The server was expecting a “Magic Number” of PROT. If it didn’t match, the jne instruction would send the execution flow straight to the close() call. I continued this process, tracing the successful branch to find the version check (0x01) and the logic for the payload length and the checksum.

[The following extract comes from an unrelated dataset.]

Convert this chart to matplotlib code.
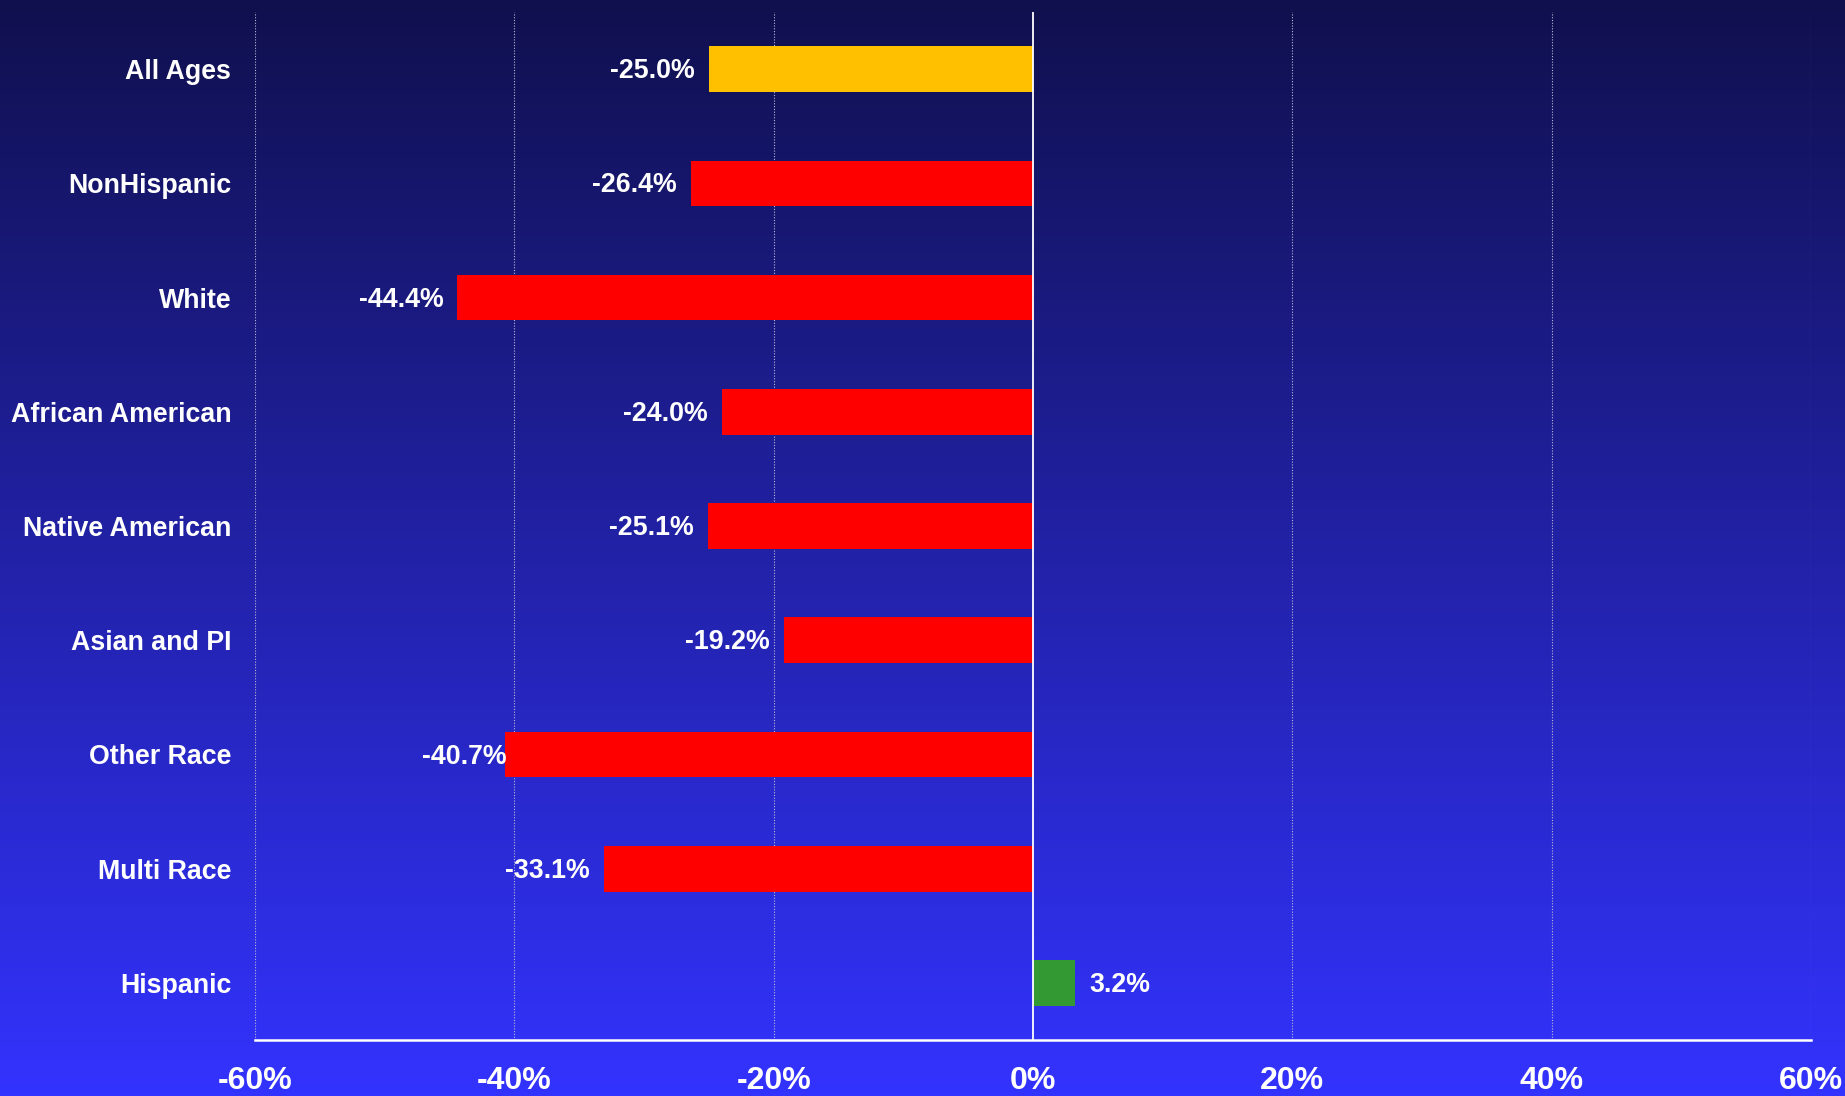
import numpy as np
import matplotlib.pyplot as plt

# Data
categories = ["All Ages", "NonHispanic", "White", "African American",
              "Native American", "Asian and PI", "Other Race", "Multi Race",
              "Hispanic"]
values = [-25.0, -26.4, -44.4, -24.0, -25.1, -19.2, -40.7, -33.1, 3.2]
bar_colors = ["#FFC000", "#FF0000", "#FF0000", "#FF0000", "#FF0000",
              "#FF0000", "#FF0000", "#FF0000", "#339933"]
xticks = [-60, -40, -20, 0, 20, 40, 60]

plt.rcParams['font.family'] = ['Liberation Sans', 'DejaVu Sans']
plt.rcParams['font.weight'] = 'bold'

fig = plt.figure(figsize=(18.45, 10.96), dpi=100)

# Background gradient, dark navy at top to bright blue at bottom
bg = fig.add_axes([0, 0, 1, 1], zorder=0)
top = np.array([16, 16, 78]) / 255
bottom = np.array([51, 51, 255]) / 255
t = np.linspace(0, 1, 256)[:, None]
grad = top + (bottom - top) * t
bg.imshow(grad[:, None, :], aspect='auto', extent=[0, 1, 0, 1])
bg.axis("off")

ax = fig.add_axes([0.1382, 0.0511, 0.8434, 0.9379], zorder=1)
ax.patch.set_alpha(0)

y = np.arange(len(categories))
ax.barh(y, values, height=0.4, color=bar_colors, zorder=3)

ax.set_xlim(-60, 60)
ax.set_ylim(len(categories) - 0.5, -0.5)
ax.set_xticks(xticks)
ax.set_xticklabels([f"{v}%" for v in xticks])
ax.set_yticks(y)
ax.set_yticklabels(categories)
ax.tick_params(axis='x', length=0, pad=19, labelsize=23, colors='white')
ax.tick_params(axis='y', length=0, pad=17, labelsize=19.3, colors='white')

for s in ["top", "left", "right"]:
    ax.spines[s].set_visible(False)
ax.spines["bottom"].set_color("white")
ax.spines["bottom"].set_linewidth(1.8)

# dotted gridlines, solid zero line
for v in xticks:
    if v == 0:
        ax.axvline(0, color="white", linewidth=1.3, zorder=4)
    else:
        ax.axvline(v, color="#b8b8d8", linewidth=0.8, linestyle=(0, (1, 1.5)), zorder=1)

# value labels
for cat, yi, v in zip(categories, y, values):
    if v < 0:
        # the Other Race label sits right against its bar in the original
        dx = 1 if cat == "Other Race" else -10
        ax.annotate(f"{v:.1f}%", (v, yi), xytext=(dx, -1.5), textcoords="offset points",
                    ha="right", va="center", color="white", fontsize=19.3,
                    fontweight="bold", zorder=5)
    else:
        ax.annotate(f"{v:.1f}%", (v, yi), xytext=(11, -1.5), textcoords="offset points",
                    ha="left", va="center", color="white", fontsize=19.3,
                    fontweight="bold", zorder=5)

fig.savefig("out.png", dpi=100)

The Protocol Reconstruction
By combining the network traces, the syscall patterns, and the assembly analysis, I reconstructed the protocol’s state machine.
Protocol Specification
| Field | Size | Type | Value / Constraint |
|---|---|---|---|
| Magic | 4B | uint32_t (BE) | 0x50 52 4F 54 (PROT) |
| Version | 1B | uint8_t | 0x01 |
| Length | 4B | uint32_t (BE) | N ≤ 512 |
| Payload | NB | char[] | The actual data |
| Checksum | 2B | uint16_t (LE) | XOR sum of payload bytes |
Handshake Logic
The Payoff
With the specification in hand, I rewrote the Python client to adhere to the discovered state machine.
import socket
import struct
def client():
target_ip = "127.0.0.1"
target_port = 9999
# Protocol Constants
MAGIC = 0x50524F54
VERSION = 0x01
payload = b"RECONSTRUCTED_PAYLOAD"
# Calculate XOR Checksum
checksum = 0
for byte in payload:
checksum ^= byte
# Build the packet
# >I: Big-endian uint32 (Magic)
# B: uint8 (Version)
# >I: Big-endian uint32 (Length)
header = struct.pack(">I B I", MAGIC, VERSION, len(payload))
# <H: Little-endian uint16 (Checksum)
footer = struct.pack("<H", checksum)
packet = header + payload + footer
print(f"[*] Sending reconstructed packet ({len(packet)} bytes)")
try:
s = socket.socket(socket.AF_INET, socket.SOCK_STREAM)
s.connect((target_ip, target_port))
s.sendall(packet)
data = s.recv(1024)
print(f"[+] Success! Server responded: {data.decode()}")
s.close()
except Exception as e:
print(f"[!] Failed: {e}")
if __name__ == "__main__":
client()client.py
Result:
[*] Sending reconstructed packet (28 bytes)
[+] Success! Server responded: ACK
When dealing with proprietary or legacy systems, documentation is often non-existent. If a system fails silently, you cannot debug at the application level. You must descend into the observability stack moving from the wire (tcpdump), through the syscalls (strace), and finally into the instruction stream (gdb).